One problem is that your generated content is too large to store entirely so you can only cache a subset of that total content, you will need: a method for uniquely identifying each content object that can be generated, a method for identifying if a content object is already in the cache, a policy for marking data in the cache stale to indicate that background regeneration should be run, and a policy for expiring and replacing data in the cache. Ultimately keeping the unique content identification simple should help with performance while your policy for expiring objects and marking stale objects should be used to define the priority for background regeneration of content objects. These may be simple updates to your existing caching scheme, on the other hand it may be more effective for you to use a software package specifically made to address this need as it is not an uncommon problem.

Another problem is that you don't want to duplicate the work to regenerate content. If you have multiple parallel generation engines with differing capabilities this may not be so bad of a thing and it may be best to queue a task to each and remove the task from all other queues when the first generator completes the job. Consider tracking the object state when a regeneration is in progress so that multiple background regeneration tasks can be active without duplicating work unintentionally. Once again, this can be supplanted into your existing caching system or handled by a dedicated caching software package.

A third problem is concerned with what to do when a client requests data that is not cached and needs to be regenerated.
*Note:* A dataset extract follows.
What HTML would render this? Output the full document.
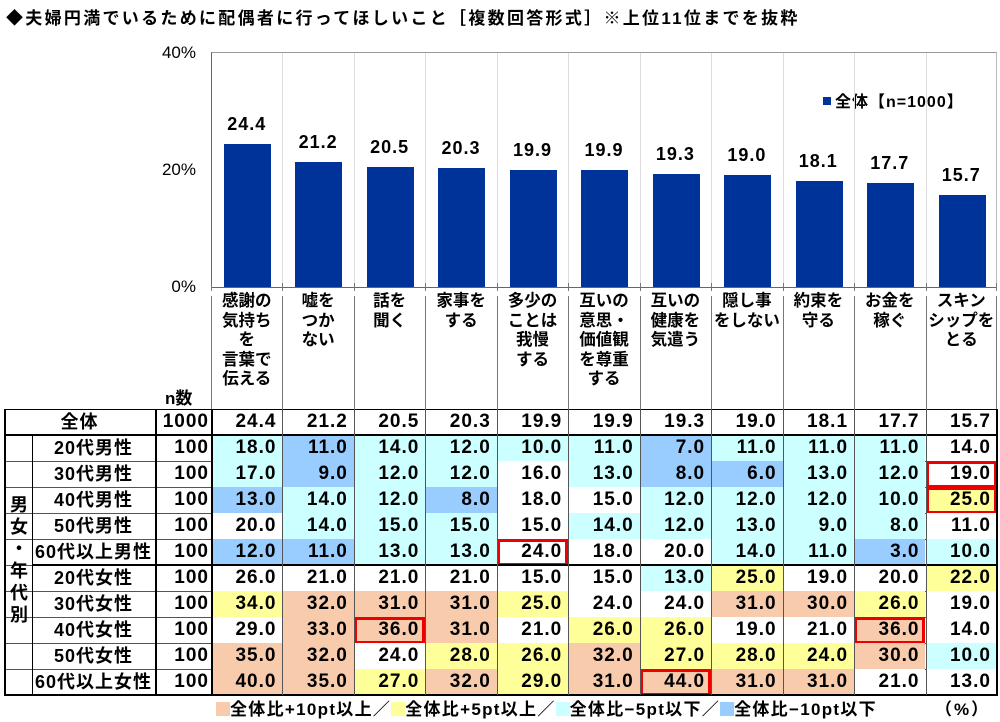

If the data needs to be fully regenerated you will be stuck making the client wait for regeneration to complete, to help with long content generation times you could identify a policy for predictive prefetching content objects into cache but requires a method to identify relationships between content objects. Whether you want to serve the client a "regenerating" page until the requested content is available really depends on your client's expectations. Consider multi-level caches with compressed data archives if content regeneration cannot be improved from 10-15 seconds.

Making good use of a mature web caching software package will likely address all of these issues. Nick Gerakines mentioned Varnish which appears to be well suited to your needs.